When I started teaching, I taught it in exactly the same way that I’d hated as a student, with absolutely no understanding! Why would I do that? My feeble excuse is that in my first two years of teaching, I taught in a school that only managed to get 15-20% of its students a grade C in GCSE Maths – let me say that again – the top 15 students in each year group would get a grade C. Hence, I taught the “difficult” concepts in a way that I felt would least confuse the students and prepare them best for the GCSE exams in which they didn’t need to know what sin, cos and tan were to answer the questions. **The assessment items, coupled with the pressure of achieving results in a school league table system did have a negative effect on my teaching **(not to mention the behaviour problems which I struggled to control).

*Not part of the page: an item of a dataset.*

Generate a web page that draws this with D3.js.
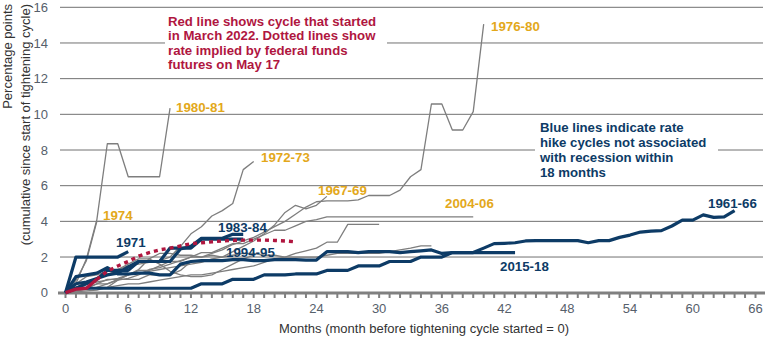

Anyhow, no matter how the students are assessed now, I aim to promote understanding and since I changed my teaching strategy for this topic, I thought I’d share. One other thing I should note is that there are a few things that I wish I’d done slightly differently so I’ll actually be describing how I’m going to do it next year.

Introducing Trig – 2 lessons

To get started, I needed a context. I took a picture of a crane which you can see outside of our classroom window.

How tall do you think the crane is?

We went through the normal first act routine of guessing etc. and then I drew this picture on the board to move the converstation forward.

Me: Can we use Pythagoras to find this missing length?

Of course not, so we need some new Mathematics then. Let’s get to it.

Firstly, one thing I did differently this year was to get students measuring the lengths of triangles. Last year I got them straight onto investigating in Geogebra. That was fine but **I think there’s something more concrete about physically measuring lengths as opposed to moving a slider and seeing the lengths change on a screen. I think you’re more engaged with the whole process of measuring and recording in this case and have more time to conjecture. Once the conjectures have been thrown out there, use technology to justify.**

For the triangles, I used sheets provided by nzmaths.co.nz which has 8 triangles with a 30 degree angle, 8 triangles with a 40 degree angle, 8 triangles with a 45 degree angle, etc. Each pair were given one of the sheets. They had to meausure the lengths and fill out the recording sheet below. (This is a slightly edited version to the one provided by nzmaths)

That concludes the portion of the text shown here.